>> BEGIN

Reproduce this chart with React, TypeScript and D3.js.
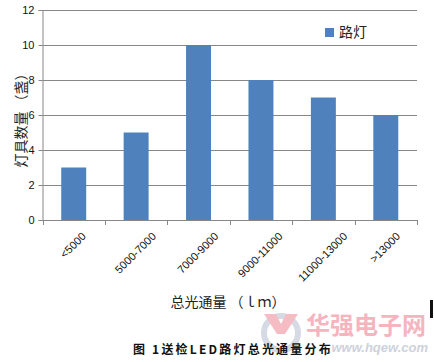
import React, { useRef, useEffect } from 'react';
import * as d3 from 'd3';

const categories = ['<5000', '5000-7000', '7000-9000', '9000-11000', '11000-13000', '>13000'];
const values = [3, 5, 10, 8, 7, 6];
const yTicks = [0, 2, 4, 6, 8, 10, 12];
const seriesName = '路灯';
const xTitle = '总光通量 （ｌｍ）';
const yTitle = '灯具数量 （盏）';
const caption = '图 1送检LED路灯总光通量分布';

const W = 434;
const H = 362;
const margin = { left: 42.5, right: 17, top: 10, bottom: 142 };
const cjk = '"Noto Sans CJK SC", sans-serif';
const latin = '"Liberation Sans", Arial, sans-serif';

const App = () => {
  const svgRef = useRef(null);

  useEffect(() => {
    const svg = d3.select(svgRef.current);
    svg.selectAll('*').remove();

    const x = d3
      .scaleBand()
      .domain(categories)
      .range([margin.left, W - margin.right])
      .paddingInner(0.6)
      .paddingOuter(0.3);
    const y = d3.scaleLinear().domain([0, 12]).range([H - margin.bottom, margin.top]);

    svg.append('rect').attr('width', W).attr('height', H).attr('fill', '#fff');

    // grid
    svg
      .append('g')
      .selectAll('line')
      .data(yTicks.filter((d) => d > 0))
      .enter()
      .append('line')
      .attr('x1', margin.left)
      .attr('x2', W - margin.right)
      .attr('y1', (d) => Math.round(y(d)) + 0.5)
      .attr('y2', (d) => Math.round(y(d)) + 0.5)
      .attr('stroke', '#878787');

    // bars
    svg
      .append('g')
      .selectAll('rect')
      .data(values)
      .enter()
      .append('rect')
      .attr('x', (d, i) => x(categories[i]))
      .attr('y', (d) => y(d))
      .attr('width', x.bandwidth())
      .attr('height', (d) => y(0) - y(d))
      .attr('fill', '#4f81bd');

    // y axis
    const yAxis = d3.axisLeft(y).tickValues(yTicks).tickSize(4).tickPadding(4);
    const yg = svg
      .append('g')
      .attr('transform', `translate(${margin.left},0)`)
      .call(yAxis);
    yg.selectAll('line,path').attr('stroke', '#878787');
    yg.selectAll('text').attr('font-family', latin).attr('font-size', 11).attr('fill', '#111');

    // x axis
    const step = (W - margin.right - margin.left) / categories.length;
    const xg = svg.append('g');
    xg.append('line')
      .attr('x1', margin.left)
      .attr('x2', W - margin.right)
      .attr('y1', y(0) + 0.5)
      .attr('y2', y(0) + 0.5)
      .attr('stroke', '#878787');
    xg.selectAll('.tick')
      .data(d3.range(categories.length + 1))
      .enter()
      .append('line')
      .attr('x1', (d) => Math.round(margin.left + d * step) + 0.5)
      .attr('x2', (d) => Math.round(margin.left + d * step) + 0.5)
      .attr('y1', y(0))
      .attr('y2', y(0) + 5)
      .attr('stroke', '#878787');

    const labels = xg
      .selectAll('.lbl')
      .data(categories)
      .enter()
      .append('text')
      .attr('font-family', latin)
      .attr('font-size', 11)
      .attr('fill', '#111')
      .attr('text-anchor', 'end')
      .text((d) => d);
    labels.attr('transform', function (d) {
      const len = (this as SVGTextElement).getComputedTextLength();
      const cx = x(d) + x.bandwidth() / 2 + len * 0.3535 + 2;
      return `translate(${cx},${y(0) + 17}) rotate(-45)`;
    });

    // titles
    svg
      .append('text')
      .attr('x', 228)
      .attr('y', 307)
      .attr('text-anchor', 'middle')
      .attr('font-family', cjk)
      .attr('font-size', 14)
      .attr('fill', '#222')
      .text(xTitle);
    svg
      .append('text')
      .attr('transform', 'translate(26,117) rotate(-90)')
      .attr('text-anchor', 'middle')
      .attr('font-family', cjk)
      .attr('font-size', 14)
      .attr('fill', '#222')
      .text(yTitle);

    // legend
    const lg = svg.append('g').attr('transform', 'translate(325,28)');
    lg.append('rect').attr('width', 9).attr('height', 9).attr('fill', '#4f81bd');
    lg.append('text')
      .attr('x', 14)
      .attr('y', 9)
      .attr('font-family', cjk)
      .attr('font-size', 14)
      .attr('fill', '#222')
      .text(seriesName);

    // watermark
    svg.append('circle').attr('cx', 281).attr('cy', 333).attr('r', 17).attr('fill', 'none').attr('stroke', '#d5dae4').attr('stroke-width', 6);
    svg.append('path').attr('d', 'M264,314 L276,314 L281,324 L286,314 L298,314 L285,334 L277,334 Z').attr('fill', '#f6bcc4');
    svg
      .append('text')
      .attr('x', 366)
      .attr('y', 334)
      .attr('text-anchor', 'middle')
      .attr('font-family', cjk)
      .attr('font-weight', 'bold')
      .attr('font-size', 24)
      .attr('fill', '#f6b4be')
      .text('华强电子网');
    svg
      .append('text')
      .attr('x', 428)
      .attr('y', 352)
      .attr('text-anchor', 'end')
      .attr('font-family', latin)
      .attr('font-weight', 'bold')
      .attr('font-style', 'italic')
      .attr('font-size', 13)
      .attr('fill', '#cdd2dc')
      .text('www.hqew.com');
    svg.append('rect').attr('x', 430).attr('y', 300).attr('width', 3).attr('height', 18).attr('fill', '#111');

    // caption
    svg
      .append('text')
      .attr('x', 133)
      .attr('y', 354)
      .attr('font-family', cjk)
      .attr('font-weight', 'bold')
      .attr('font-size', 12)
      .attr('letter-spacing', 2.2)
      .attr('fill', '#111')
      .text(caption);
  }, []);

  return (
    <svg
      ref={svgRef}
      width={W}
      height={H}
      style={{ position: 'absolute', left: 0, top: 0 }}
    />
  );
};

export default App;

>> END

### Goal of the exercise:
Copy out every line of the material above that mentions the word "this".

### Task solution:
Reproduce this chart with React, TypeScript and D3.js.
      const len = (this as SVGTextElement).getComputedTextLength();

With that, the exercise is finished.